*Given problem*
Restate the data word for word and leave the images out.
──────────
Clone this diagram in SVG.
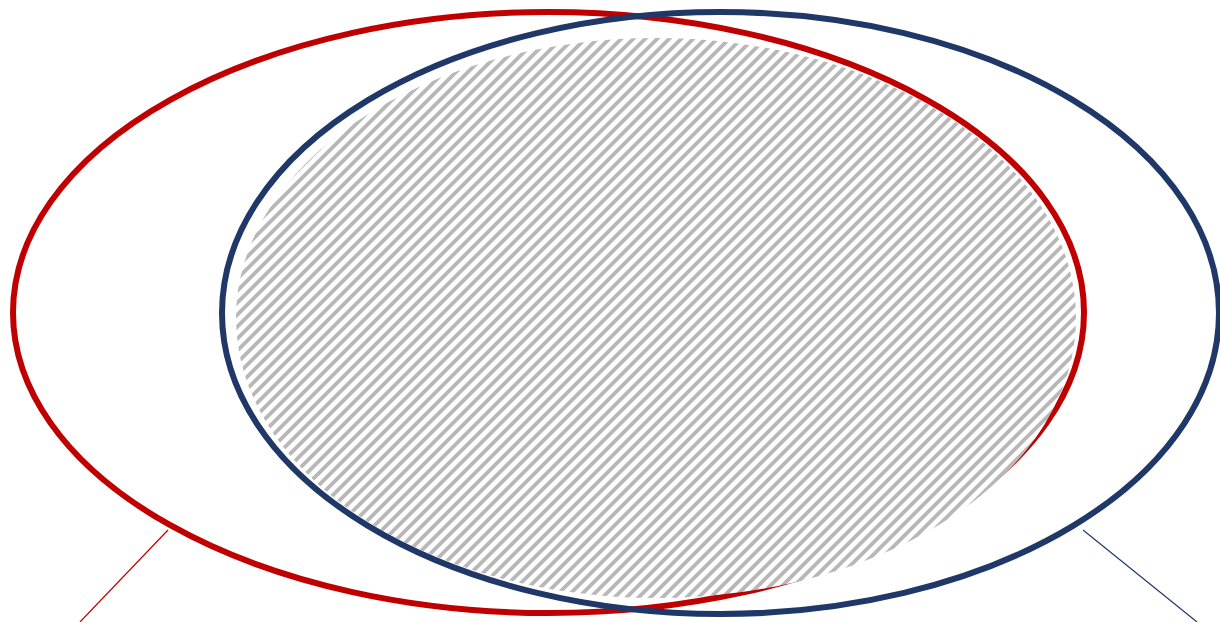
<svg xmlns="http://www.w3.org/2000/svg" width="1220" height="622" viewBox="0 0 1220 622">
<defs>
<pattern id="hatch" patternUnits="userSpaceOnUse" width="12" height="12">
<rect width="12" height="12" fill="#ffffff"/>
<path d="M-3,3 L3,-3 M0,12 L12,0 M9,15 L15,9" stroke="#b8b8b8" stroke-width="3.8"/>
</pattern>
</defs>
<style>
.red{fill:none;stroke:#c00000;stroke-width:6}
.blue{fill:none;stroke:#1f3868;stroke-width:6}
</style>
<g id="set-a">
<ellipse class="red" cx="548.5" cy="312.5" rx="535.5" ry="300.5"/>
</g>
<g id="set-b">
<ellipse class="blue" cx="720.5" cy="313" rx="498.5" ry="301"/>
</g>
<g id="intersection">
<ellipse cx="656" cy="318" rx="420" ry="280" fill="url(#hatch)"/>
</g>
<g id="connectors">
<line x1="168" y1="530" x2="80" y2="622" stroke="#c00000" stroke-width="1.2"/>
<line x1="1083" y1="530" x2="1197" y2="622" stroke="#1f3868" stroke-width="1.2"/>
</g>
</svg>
──────────
*Task result*
Clone this diagram in SVG.
<svg xmlns="http://www.w3.org/2000/svg" width="1220" height="622" viewBox="0 0 1220 622">
<defs>
<pattern id="hatch" patternUnits="userSpaceOnUse" width="12" height="12">
<rect width="12" height="12" fill="#ffffff"/>
<path d="M-3,3 L3,-3 M0,12 L12,0 M9,15 L15,9" stroke="#b8b8b8" stroke-width="3.8"/>
</pattern>
</defs>
<style>
.red{fill:none;stroke:#c00000;stroke-width:6}
.blue{fill:none;stroke:#1f3868;stroke-width:6}
</style>
<g id="set-a">
<ellipse class="red" cx="548.5" cy="312.5" rx="535.5" ry="300.5"/>
</g>
<g id="set-b">
<ellipse class="blue" cx="720.5" cy="313" rx="498.5" ry="301"/>
</g>
<g id="intersection">
<ellipse cx="656" cy="318" rx="420" ry="280" fill="url(#hatch)"/>
</g>
<g id="connectors">
<line x1="168" y1="530" x2="80" y2="622" stroke="#c00000" stroke-width="1.2"/>
<line x1="1083" y1="530" x2="1197" y2="622" stroke="#1f3868" stroke-width="1.2"/>
</g>
</svg>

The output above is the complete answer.